Desde Março de 2020, em virtude da pandemia Covid-19, que o país vive, porém, em regime de excepção, através do sucessivo decretar de estados de emergência, visando precisamente impedir os cidadãos de usufruir plenamente dos direitos, liberdades e garantias que a Constituição lhes outorga. Neste momento já vamos no décimo quinto estado de emergência, sendo que, se fizéssemos um balanço de qualquer Constituição e nos dissessem que na vigência da mesma o país viveu quinze vezes em regime de excepção constitucional, diríamos que era excessivo, mesmo considerando o período geral de 45 anos. Se pensarmos que esses quinze estados de emergência foram decretados em pouco mais de um ano, é manifesto que o país vive presentemente numa fase de grande perturbação constitucional.

Essa perturbação constitucional foi visível em inúmeras situações, em que os órgãos de fiscalização da Constituição deixaram que passassem incólumes medidas claramente inconstitucionais. Foi assim que se assistiu a restrições dos direitos, liberdades e garantias por simples resoluções do Conselho de Ministros, sem controlo parlamentar nem sequer promulgação presidencial.
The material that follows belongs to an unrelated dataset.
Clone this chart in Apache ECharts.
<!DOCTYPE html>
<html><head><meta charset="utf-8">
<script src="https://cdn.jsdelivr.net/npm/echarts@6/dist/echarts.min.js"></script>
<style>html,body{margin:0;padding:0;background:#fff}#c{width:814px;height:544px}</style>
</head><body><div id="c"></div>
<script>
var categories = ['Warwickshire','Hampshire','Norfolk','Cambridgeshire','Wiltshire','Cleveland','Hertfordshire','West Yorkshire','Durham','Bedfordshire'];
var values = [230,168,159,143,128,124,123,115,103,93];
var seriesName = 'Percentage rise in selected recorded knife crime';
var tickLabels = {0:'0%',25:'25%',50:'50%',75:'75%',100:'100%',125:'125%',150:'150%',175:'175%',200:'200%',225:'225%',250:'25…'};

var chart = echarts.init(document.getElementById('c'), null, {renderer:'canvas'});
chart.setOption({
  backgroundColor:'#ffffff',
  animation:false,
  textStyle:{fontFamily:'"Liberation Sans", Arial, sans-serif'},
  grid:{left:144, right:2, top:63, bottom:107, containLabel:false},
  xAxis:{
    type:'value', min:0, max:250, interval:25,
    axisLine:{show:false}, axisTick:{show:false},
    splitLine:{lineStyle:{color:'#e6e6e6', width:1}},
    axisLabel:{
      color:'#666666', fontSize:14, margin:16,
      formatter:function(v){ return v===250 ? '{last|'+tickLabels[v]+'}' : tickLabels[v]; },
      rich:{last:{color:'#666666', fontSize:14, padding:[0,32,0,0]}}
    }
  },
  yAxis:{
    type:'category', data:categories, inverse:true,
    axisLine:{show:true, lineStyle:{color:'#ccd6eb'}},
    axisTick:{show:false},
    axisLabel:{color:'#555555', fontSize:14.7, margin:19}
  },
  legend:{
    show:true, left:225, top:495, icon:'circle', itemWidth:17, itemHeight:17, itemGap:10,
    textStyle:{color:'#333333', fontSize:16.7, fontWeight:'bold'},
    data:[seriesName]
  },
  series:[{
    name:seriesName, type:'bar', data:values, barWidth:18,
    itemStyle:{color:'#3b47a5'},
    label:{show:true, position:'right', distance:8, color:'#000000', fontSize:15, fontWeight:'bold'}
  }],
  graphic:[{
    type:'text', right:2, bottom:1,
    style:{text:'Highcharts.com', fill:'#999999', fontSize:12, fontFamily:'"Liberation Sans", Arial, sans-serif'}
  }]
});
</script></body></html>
Foi assim que se assistiu à criação pelo Governo de um crime de violação do confinamento por simples decreto, tendo sido cidadãos processados por esse crime. Neste período nenhum órgão de fiscalização da constitucionalidade, como a Provedoria de Justiça e a Procuradoria-Geral da República reagiram contra esta situação, tendo sido unicamente os advogados, que através da providência de “habeas corpus”, evitaram inúmeras detenções ilegais, como as que ocorreram em quartos de hotel.
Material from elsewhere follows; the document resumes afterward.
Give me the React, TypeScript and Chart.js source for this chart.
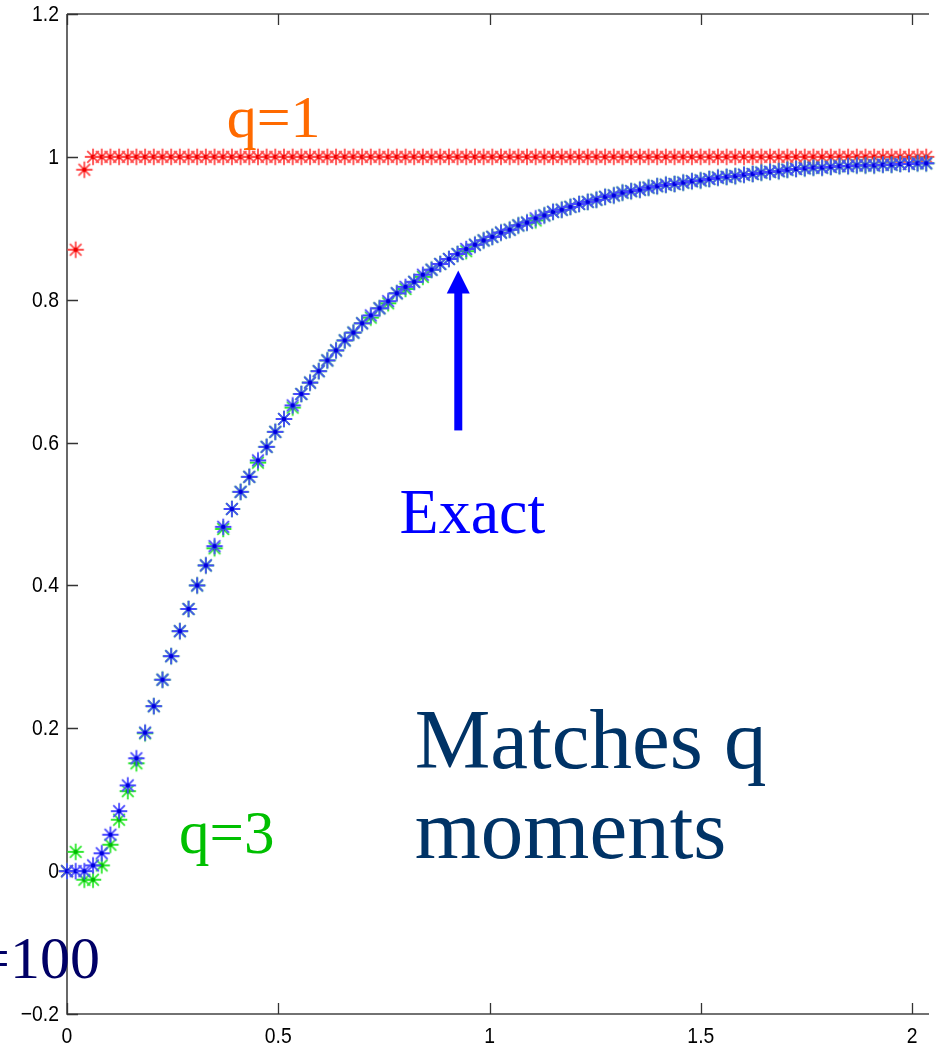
import { useEffect, useRef } from "react";
import { Chart, registerables } from "chart.js";

Chart.register(...registerables);

// Sampling interval of the time grid (one marker per sample)
const STEP = 0.02054;

// Exact solution
const EXACT = [
  0, 0, 0, 0.008, 0.025, 0.051, 0.084, 0.12, 0.158, 0.194,
  0.231, 0.268, 0.301, 0.336, 0.367, 0.4, 0.428, 0.455, 0.482, 0.507,
  0.531, 0.552, 0.575, 0.594, 0.615, 0.633, 0.652, 0.668, 0.684, 0.7,
  0.715, 0.729, 0.743, 0.754, 0.767, 0.778, 0.788, 0.798, 0.809, 0.818,
  0.825, 0.835, 0.842, 0.85, 0.857, 0.864, 0.871, 0.877, 0.883, 0.888,
  0.894, 0.898, 0.904, 0.908, 0.914, 0.918, 0.923, 0.926, 0.93, 0.934,
  0.937, 0.94, 0.944, 0.946, 0.95, 0.952, 0.954, 0.957, 0.959, 0.961,
  0.962, 0.964, 0.966, 0.967, 0.969, 0.971, 0.972, 0.973, 0.975, 0.976,
  0.978, 0.979, 0.98, 0.982, 0.983, 0.984, 0.985, 0.985, 0.986, 0.987,
  0.987, 0.988, 0.988, 0.988, 0.989, 0.989, 0.99, 0.99, 0.991, 0.991,
];

// Approximation matching 3 moments
const Q3 = [
  0, 0.027, -0.012, -0.012, 0.008, 0.037, 0.072, 0.112, 0.151, 0.193,
  0.231, 0.268, 0.301, 0.336, 0.367, 0.4, 0.428, 0.452, 0.479, 0.507,
  0.531, 0.552, 0.572, 0.594, 0.615, 0.633, 0.649, 0.668, 0.684, 0.7,
  0.715, 0.729, 0.743, 0.754, 0.767, 0.775, 0.788, 0.795, 0.809, 0.815,
  0.825, 0.832, 0.842, 0.85, 0.857, 0.864, 0.868, 0.877, 0.883, 0.888,
  0.894, 0.898, 0.904, 0.908, 0.911, 0.918, 0.923, 0.926, 0.93, 0.934,
  0.937, 0.94, 0.944, 0.946, 0.95, 0.952, 0.954, 0.957, 0.959, 0.961,
  0.962, 0.964, 0.966, 0.967, 0.969, 0.971, 0.972, 0.973, 0.975, 0.976,
  0.978, 0.979, 0.98, 0.982, 0.983, 0.984, 0.985, 0.985, 0.986, 0.987,
  0.987, 0.988, 0.988, 0.988, 0.989, 0.989, 0.99, 0.99, 0.991, 0.991,
];

// Approximation matching 1 moment
const Q1 = [
  0, 0.87, 0.982, 1, 1, 1, 1, 1, 1, 1,
  1, 1, 1, 1, 1, 1, 1, 1, 1, 1,
  1, 1, 1, 1, 1, 1, 1, 1, 1, 1,
  1, 1, 1, 1, 1, 1, 1, 1, 1, 1,
  1, 1, 1, 1, 1, 1, 1, 1, 1, 1,
  1, 1, 1, 1, 1, 1, 1, 1, 1, 1,
  1, 1, 1, 1, 1, 1, 1, 1, 1, 1,
  1, 1, 1, 1, 1, 1, 1, 1, 1, 1,
  1, 1, 1, 1, 1, 1, 1, 1, 1, 1,
  1, 1, 1, 1, 1, 1, 1, 1, 1, 1,
];

const X_TICKS = [0, 0.5, 1, 1.5, 2];
const X_TICK_LABELS = ["0", "0.5", "1", "1.5", "2"];
const Y_TICKS = [-0.2, 0, 0.2, 0.4, 0.6, 0.8, 1, 1.2];
const Y_TICK_LABELS = ["\u22120.2", "0", "0.2", "0.4", "0.6", "0.8", "1", "1.2"];

const X_MAX = 2.04;
const Y_MIN = -0.2;
const Y_MAX = 1.2;

// Arrow pointing at the exact curve
const ARROW = { x: 0.926, from: 0.617, to: 0.841 };

type Note = { text: string; x: number; y: number; size: number; color: string; align: CanvasTextAlign };
const NOTES: Note[] = [
  { text: "q=1", x: 0.378, y: 1.028, size: 60, color: "#ff6a00", align: "left" },
  { text: "Exact", x: 0.787, y: 0.474, size: 64, color: "#0000ff", align: "left" },
  { text: "Matches q", x: 0.823, y: 0.145, size: 85, color: "#003366", align: "left" },
  { text: "moments", x: 0.823, y: 0.019, size: 85, color: "#003366", align: "left" },
  { text: "q=3", x: 0.265, y: 0.025, size: 61, color: "#00c000", align: "left" },
  { text: "q=100", x: 0.078, y: -0.149, size: 60, color: "#000066", align: "right" },
];

// Asterisk marker with a solid centre dot
function makeStar(line: string, dot: string): HTMLCanvasElement {
  const size = 20;
  const c = document.createElement("canvas");
  c.width = size;
  c.height = size;
  const g = c.getContext("2d")!;
  const m = size / 2;
  const r = 8.2;
  const d = r * Math.SQRT1_2;
  g.strokeStyle = line;
  g.lineWidth = 1.8;
  g.beginPath();
  g.moveTo(m - r, m);
  g.lineTo(m + r, m);
  g.moveTo(m, m - r);
  g.lineTo(m, m + r);
  g.moveTo(m - d, m - d);
  g.lineTo(m + d, m + d);
  g.moveTo(m - d, m + d);
  g.lineTo(m + d, m - d);
  g.stroke();
  g.fillStyle = dot;
  g.beginPath();
  g.arc(m, m, 2.3, 0, Math.PI * 2);
  g.fill();
  return c;
}

const toPoints = (ys: number[]) => ys.map((y, i) => ({ x: i * STEP, y }));

const framePlugin = {
  id: "frame",
  beforeDatasetsDraw(chart: any) {
    const { ctx, chartArea } = chart;
    const xs = chart.scales.x;
    const ys = chart.scales.y;
    ctx.save();
    ctx.strokeStyle = "#444";
    ctx.lineWidth = 1.6;
    ctx.beginPath();
    ctx.moveTo(chartArea.left, chartArea.top);
    ctx.lineTo(chartArea.right, chartArea.top);
    ctx.moveTo(chartArea.left, chartArea.top);
    ctx.lineTo(chartArea.left, chartArea.bottom);
    ctx.lineTo(chartArea.right, chartArea.bottom);
    ctx.stroke();
    ctx.lineWidth = 1.3;
    ctx.strokeStyle = "#333";
    ctx.beginPath();
    const len = 11;
    X_TICKS.forEach((v) => {
      const px = Math.round(xs.getPixelForValue(v)) + 0.5;
      ctx.moveTo(px, chartArea.bottom);
      ctx.lineTo(px, chartArea.bottom - len);
      ctx.moveTo(px, chartArea.top);
      ctx.lineTo(px, chartArea.top + len);
    });
    Y_TICKS.forEach((v) => {
      const py = Math.round(ys.getPixelForValue(v)) + 0.5;
      ctx.moveTo(chartArea.left, py);
      ctx.lineTo(chartArea.left + len, py);
    });
    ctx.stroke();

    // tick labels
    ctx.fillStyle = "#000";
    ctx.font = '22px "Liberation Sans", Arial, sans-serif';
    ctx.textBaseline = "middle";
    ctx.textAlign = "center";
    X_TICKS.forEach((v, i) => {
      const px = xs.getPixelForValue(v);
      ctx.save();
      ctx.translate(px, chartArea.bottom + 23);
      ctx.scale(0.88, 1);
      ctx.fillText(X_TICK_LABELS[i], 0, 0);
      ctx.restore();
    });
    ctx.textAlign = "right";
    Y_TICKS.forEach((v, i) => {
      const py = ys.getPixelForValue(v);
      ctx.save();
      ctx.translate(chartArea.left - 8, py + 1);
      ctx.scale(0.88, 1);
      ctx.fillText(Y_TICK_LABELS[i], 0, 0);
      ctx.restore();
    });
    ctx.restore();
  },
  afterDatasetsDraw(chart: any) {
    const { ctx } = chart;
    const xs = chart.scales.x;
    const ys = chart.scales.y;
    ctx.save();
    // arrow
    const ax = xs.getPixelForValue(ARROW.x);
    const yb = ys.getPixelForValue(ARROW.from);
    const yt = ys.getPixelForValue(ARROW.to);
    const head = 23;
    ctx.fillStyle = "#0000ff";
    ctx.fillRect(ax - 4, yt + head - 1, 8, yb - yt - head + 1);
    ctx.beginPath();
    ctx.moveTo(ax, yt);
    ctx.lineTo(ax - 11.5, yt + head);
    ctx.lineTo(ax + 11.5, yt + head);
    ctx.closePath();
    ctx.fill();
    // notes
    ctx.textBaseline = "alphabetic";
    NOTES.forEach((n) => {
      ctx.font = `${n.size}px "Liberation Serif", "Times New Roman", serif`;
      ctx.fillStyle = n.color;
      ctx.textAlign = n.align;
      ctx.fillText(n.text, xs.getPixelForValue(n.x), ys.getPixelForValue(n.y));
    });
    ctx.restore();
  },
};

export default function App() {
  const ref = useRef<HTMLCanvasElement | null>(null);
  useEffect(() => {
    if (!ref.current) return;
    const blue = makeStar("#4848ff", "#0000dd");
    const green = makeStar("#30e830", "#00bb00");
    const red = makeStar("#ff4a4a", "#ee0000");
    const chart = new Chart(ref.current, {
      type: "scatter",
      data: {
        datasets: [
          { label: "Exact", data: toPoints(EXACT), pointStyle: blue as any, pointRadius: 8, order: 0, clip: false as any },
          { label: "q=3", data: toPoints(Q3), pointStyle: green as any, pointRadius: 8, order: 1, clip: false as any },
          { label: "q=1", data: toPoints(Q1), pointStyle: red as any, pointRadius: 8, order: 2, clip: false as any },
        ],
      },
      options: {
        animation: false,
        responsive: false,
        devicePixelRatio: 1,
        layout: { padding: { left: 67, top: 14, right: 0, bottom: 34 } },
        scales: {
          x: { type: "linear", min: 0, max: X_MAX, display: false },
          y: { type: "linear", min: Y_MIN, max: Y_MAX, display: false },
        },
        plugins: { legend: { display: false }, tooltip: { enabled: false } },
        events: [],
      },
      plugins: [framePlugin],
    });
    return () => chart.destroy();
  }, []);
  return (
    <div style={{ position: "absolute", left: 0, top: 0, width: 938, height: 1048, background: "#fff" }}>
      <canvas ref={ref} width={938} height={1048} style={{ display: "block" }} />
    </div>
  );
}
Nos termos constitucionais, o estado de emergência tem carácter transitório e destina-se a permitir a rápida recuperação da normalidade constitucional. Por isso, tudo deveria ser feito para que essa normalidade constitucional fosse rapidamente restaurada, designadamente através da vacinação geral da população. Mas o que se tem assistido na Europa em geral e em Portugal em especial é a constantes avanços e recuos no processo de vacinação, cada vez mais adiando a data em que a população portuguesa se possa considerar protegida contra a pandemia.
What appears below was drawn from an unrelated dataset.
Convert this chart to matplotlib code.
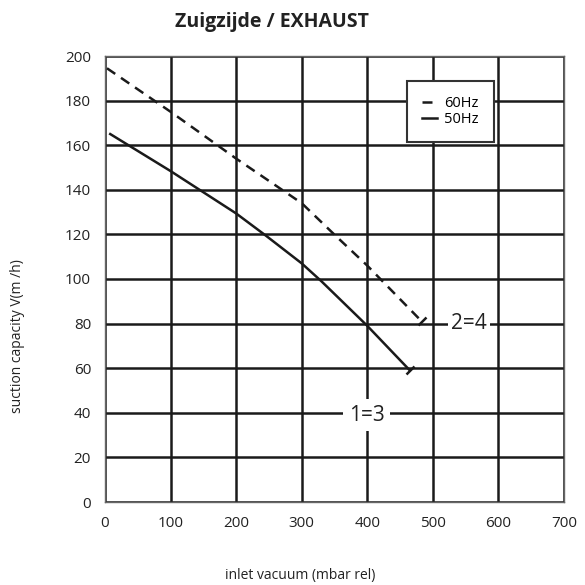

É mais que tempo de o país voltar a recuperar a sua liberdade e consequentemente a normalidade constitucional. À semelhança de 25 de Abril de 1974 em que a canção “E depois do adeus” significou o regresso da liberdade e o adeus a uma ditadura, é mais que tempo de o país dizer também adeus a esta pandemia e à restrição das liberdades que a mesma representou.

 

Comments

  1. Aventar says:

    Apagámos um comentário feito a este artigo, já que, em relação aos autores convidados, consideramos ser nossa responsabilidade sermos intransigentes quanto à política de comentários (https://aventar.eu/sobre).

    • Paulo Marques says:

      Podiam ter apagado o tracadilho, livres de achar insultuoso, e mantido a critica à ironia das ordens festejarem a liberdade que negam aos associados.
      Porque há coisas que nem com o 25 de Abril mudaram.

  2. Nascimento says:

    Certinho e direitinho. Subscrevo a postada. Pouco cag…do, se é de direita ou de esquerda.O Leitão tem Razão…olaricas.